Connecticut Gov. Dannel P. Malloy announced the “New England Drive to Save Lives” campaign with troopers and highway safety officials from all six states at a commuter lot off Interstate 91 in Windsor, Connecticut.
State police in Connecticut, Massachusetts, Rhode Island, Vermont, New Hampshire and Maine will be targeting speeding and the use of seat belts and child restraints on interstates 91 and 95 this week. Local police across New England will join state police for a second week of increased enforcement in August on highways and secondary roads across the region.
Authorities are calling the effort a highly visible mobilization and public education campaign designed to reduce car crash deaths and injuries. The six states also are using the slogan “Stop Speeding Before It Stops You” employed by the national “Drive to Save Lives” program, which was started three years ago by the International Association of Chiefs of Police.

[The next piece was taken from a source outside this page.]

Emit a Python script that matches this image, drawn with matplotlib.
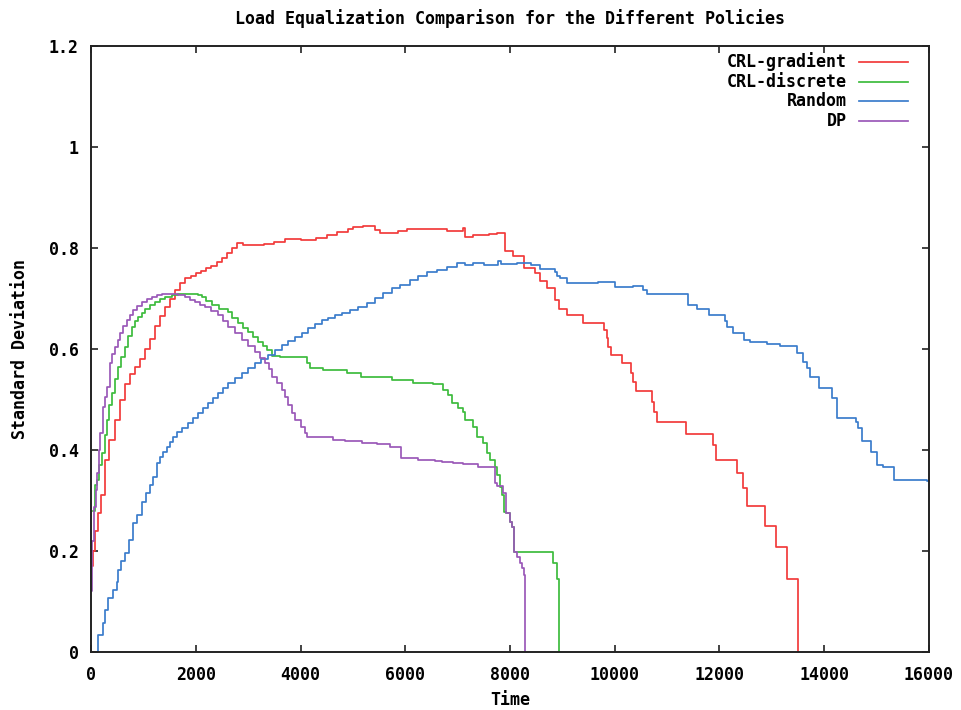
import matplotlib
matplotlib.use("Agg")
import matplotlib.pyplot as plt

# ---------------- data (step curves, where='post') ----------------
grad_x = [0, 30, 70, 130, 200, 270, 350, 460, 560, 650, 750, 840, 940, 1030, 1130, 1220,
          1320, 1410, 1500, 1600, 1700, 1800, 1900, 2000, 2100, 2200, 2300, 2400, 2500, 2600,
          2700, 2780, 2900, 3300, 3500, 3700, 4000, 4300, 4500, 4700, 4900, 5000, 5200, 5420,
          5520, 5860, 6030, 6800, 7100, 7140, 7300, 7450, 7600, 7750, 7900, 8060, 8270, 8480,
          8570, 8700, 8860, 8940, 9090, 9400, 9795, 9850, 9870, 9930, 10140, 10310, 10350,
          10400, 10710, 10750, 10800, 11360, 11880, 11930, 12330, 12450, 12530, 12870, 13080,
          13290, 13500]
grad_y = [0.17, 0.20, 0.24, 0.275, 0.31, 0.38, 0.42, 0.46, 0.50, 0.53, 0.55, 0.565, 0.58, 0.60,
          0.62, 0.645, 0.665, 0.683, 0.70, 0.717, 0.73, 0.74, 0.745, 0.75, 0.755, 0.76, 0.765,
          0.772, 0.78, 0.79, 0.80, 0.81, 0.806, 0.808, 0.812, 0.818, 0.816, 0.82, 0.825, 0.832,
          0.838, 0.842, 0.844, 0.835, 0.83, 0.833, 0.838, 0.833, 0.84, 0.822, 0.825, 0.826,
          0.828, 0.83, 0.794, 0.784, 0.76, 0.75, 0.735, 0.72, 0.697, 0.68, 0.667, 0.652, 0.638,
          0.622, 0.604, 0.588, 0.572, 0.552, 0.535, 0.517, 0.495, 0.475, 0.455, 0.432, 0.41,
          0.38, 0.354, 0.325, 0.29, 0.25, 0.208, 0.145, 0.0]

disc_x = [40, 80, 115, 160, 210, 260, 305, 350, 400, 460, 515, 580, 650, 710, 780, 840, 900,
          970, 1030, 1120, 1220, 1320, 1413, 1550, 1660, 2040, 2120, 2200, 2310, 2450, 2616,
          2700, 2807, 2900, 3000, 3100, 3190, 3280, 3360, 3456, 3600, 4120, 4180, 4430, 4890,
          5150, 5750, 6150, 6530, 6720, 6815, 6890, 7000, 7100, 7140, 7290, 7370, 7485, 7560,
          7620, 7715, 7750, 7800, 7850, 7885, 7923, 8000, 8040, 8076, 8820, 8900, 8935]
disc_y = [0.28, 0.33, 0.34, 0.37, 0.394, 0.43, 0.46, 0.49, 0.513, 0.54, 0.565, 0.585, 0.604,
          0.625, 0.644, 0.655, 0.663, 0.672, 0.68, 0.688, 0.693, 0.699, 0.703, 0.706, 0.709,
          0.706, 0.703, 0.695, 0.687, 0.68, 0.673, 0.662, 0.651, 0.642, 0.634, 0.624, 0.614,
          0.606, 0.598, 0.586, 0.584, 0.572, 0.562, 0.558, 0.552, 0.545, 0.538, 0.533, 0.53,
          0.519, 0.509, 0.493, 0.484, 0.475, 0.46, 0.446, 0.426, 0.414, 0.394, 0.38, 0.366,
          0.35, 0.327, 0.31, 0.277, 0.275, 0.258, 0.248, 0.198, 0.176, 0.145, 0.0]

rand_x = [130, 131, 230, 260, 325, 420, 496, 520, 580, 650, 725, 800, 880, 975, 1050, 1125,
          1185, 1260, 1320, 1380, 1450, 1510, 1565, 1650, 1737, 1850, 1950, 2043, 2140, 2234,
          2330, 2425, 2520, 2616, 2750, 2883, 3000, 3131, 3250, 3380, 3510, 3647, 3770, 3895,
          4020, 4143, 4280, 4410, 4530, 4660, 4800, 4945, 5100, 5270, 5420, 5575, 5740, 5900,
          6090, 6250, 6415, 6600, 6800, 6990, 7150, 7300, 7500, 7780, 7830, 8130, 8400, 8570,
          8850, 8900, 8955, 9090, 9680, 10000, 10350, 10540, 10610, 11400, 11570, 11800, 12100,
          12145, 12260, 12470, 12580, 12900, 13150, 13480, 13590, 13670, 13730, 13900, 14150,
          14240, 14610, 14650, 14720, 14890, 15010, 15120, 15330, 15960, 16000]
rand_y = [0.0, 0.034, 0.057, 0.083, 0.107, 0.123, 0.139, 0.162, 0.18, 0.196, 0.222, 0.255,
          0.271, 0.297, 0.315, 0.33, 0.347, 0.374, 0.386, 0.396, 0.406, 0.416, 0.426, 0.435,
          0.443, 0.453, 0.463, 0.473, 0.483, 0.493, 0.503, 0.513, 0.523, 0.533, 0.543, 0.552,
          0.562, 0.572, 0.58, 0.588, 0.598, 0.608, 0.616, 0.624, 0.632, 0.642, 0.65, 0.657,
          0.662, 0.667, 0.672, 0.677, 0.684, 0.691, 0.701, 0.711, 0.72, 0.727, 0.737, 0.745,
          0.753, 0.757, 0.762, 0.77, 0.767, 0.771, 0.767, 0.775, 0.768, 0.771, 0.767, 0.758,
          0.753, 0.745, 0.74, 0.731, 0.733, 0.723, 0.725, 0.717, 0.709, 0.687, 0.679, 0.667,
          0.655, 0.644, 0.632, 0.618, 0.614, 0.61, 0.606, 0.592, 0.574, 0.562, 0.545, 0.523,
          0.503, 0.463, 0.455, 0.443, 0.418, 0.396, 0.37, 0.366, 0.34, 0.338, 0.338]

dp_x = [0, 20, 57, 90, 115, 150, 172, 230, 270, 305, 363, 410, 458, 510, 554, 620, 687, 740,
        802, 880, 974, 1070, 1165, 1260, 1356, 1660, 1795, 1890, 1986, 2080, 2177, 2300, 2425,
        2520, 2616, 2750, 2883, 3000, 3131, 3230, 3322, 3400, 3456, 3550, 3647, 3700, 3761,
        3830, 3895, 4000, 4086, 4120, 4620, 4850, 5170, 5460, 5710, 5920, 6240, 6560, 6700,
        6910, 7100, 7390, 7713, 7760, 7866, 7923, 8000, 8040, 8076, 8140, 8190, 8230, 8270,
        8286]
dp_y = [0.12, 0.22, 0.287, 0.32, 0.354, 0.40, 0.434, 0.485, 0.505, 0.525, 0.572, 0.59, 0.604,
        0.618, 0.632, 0.645, 0.657, 0.668, 0.677, 0.686, 0.693, 0.699, 0.703, 0.706, 0.709,
        0.706, 0.703, 0.698, 0.693, 0.688, 0.683, 0.675, 0.667, 0.656, 0.644, 0.631, 0.618,
        0.606, 0.594, 0.583, 0.572, 0.56, 0.545, 0.532, 0.519, 0.505, 0.489, 0.474, 0.459,
        0.445, 0.434, 0.425, 0.42, 0.418, 0.414, 0.411, 0.406, 0.384, 0.381, 0.379,
        0.377, 0.375, 0.373, 0.366, 0.335, 0.329, 0.315, 0.275, 0.258, 0.248, 0.198, 0.188,
        0.176, 0.166, 0.153, 0.0]

series_labels = ["CRL-gradient", "CRL-discrete", "Random", "DP"]
series_colors = ["#f23a3a", "#3dbb3d", "#3a7ccc", "#9a58b8"]

x_ticks = [0, 2000, 4000, 6000, 8000, 10000, 12000, 14000, 16000]
y_ticks = [0, 0.2, 0.4, 0.6, 0.8, 1.0, 1.2]
y_tick_labels = ["0", "0.2", "0.4", "0.6", "0.8", "1", "1.2"]

# ---------------- figure ----------------
W, H = 962, 710
fig = plt.figure(figsize=(W / 100, H / 100), dpi=100)
L, R, T, B = 91, 929, 46, 652
ax = fig.add_axes([L / W, (H - B) / H, (R - L) / W, (B - T) / H])

font = dict(family="DejaVu Sans Mono", weight="bold", size=12)

data = [(grad_x, grad_y), (disc_x, disc_y), (rand_x, rand_y), (dp_x, dp_y)]
for (xs, ys), lab, col in zip(data, series_labels, series_colors):
    ax.step(xs, ys, where="post", color=col, lw=1.25, label=lab, zorder=3)

ax.set_xlim(0, 16000)
ax.set_ylim(0, 1.2)
ax.set_xticks(x_ticks)
ax.set_xticklabels([str(v) for v in x_ticks], **font)
ax.set_yticks(y_ticks)
ax.set_yticklabels(y_tick_labels, **font)
ax.tick_params(direction="in", length=5, width=1.2, color="#222222",
               top=True, right=True)
ax.tick_params(axis="x", pad=10)
ax.tick_params(axis="y", pad=9)
for s in ax.spines.values():
    s.set_linewidth(1.4)
    s.set_color("#222222")
    s.set_zorder(5)

ax.set_title("Load Equalization Comparison for the Different Policies",
             pad=16, **font)
ax.set_xlabel("Time", labelpad=5, **font)
ax.set_ylabel("Standard Deviation", labelpad=14, **font)

# legend, gnuplot style: right-aligned text then line sample
rows_py = [62, 82, 101, 121]
for lab, col, py in zip(series_labels, series_colors, rows_py):
    yf = (B - py) / (B - T)
    ax.text((847 - L) / (R - L), yf, lab, ha="right", va="center",
            transform=ax.transAxes, **font)
    ax.plot([(859 - L) / (R - L), (908 - L) / (R - L)], [yf, yf], color=col,
            lw=1.25, transform=ax.transAxes, clip_on=False)

fig.savefig("out.png", dpi=100)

Speeding is a factor in 30 percent of fatal accidents nationwide, according to the National Highway Traffic Safety Administration.
“The message will be clear,” said Connecticut State Police Col. Brian Meraviglia. “Going over the speed limit? Be prepared to be stopped by a trooper. Not wearing your seat belt? Again, be prepared to be stopped by a trooper. If motorists decide to skirt the law they must have to be prepared to pay, perhaps with their wallets or perhaps with their lives. But it doesn’t have to be that way.”
In 2013, there were 276 car crash deaths in Connecticut, 145 in Maine, 326 in Massachusetts, 135 in New Hampshire, 65 in Rhode Island and 69 in Vermont, according to the latest data compiled by National Highway Traffic Safety Administration. More than 30,000 people are killed on the nation’s road each year.
Vermont had the highest car crash death rate at 11 deaths per 100,000 residents, followed by Maine at 10.9, New Hampshire at 10.2, Connecticut at 7.7, Rhode Island at 6.2 and Massachusetts at 4.9.
“We strongly believe that this collaborative effort … will heighten motorists’ awareness and hopefully reduce the number of speed-related crashes throughout our region,” said Michael Geraci, regional administrator for the National Highway Traffic Safety Administration. “I ask the motoring public all across New England to take our message seriously.”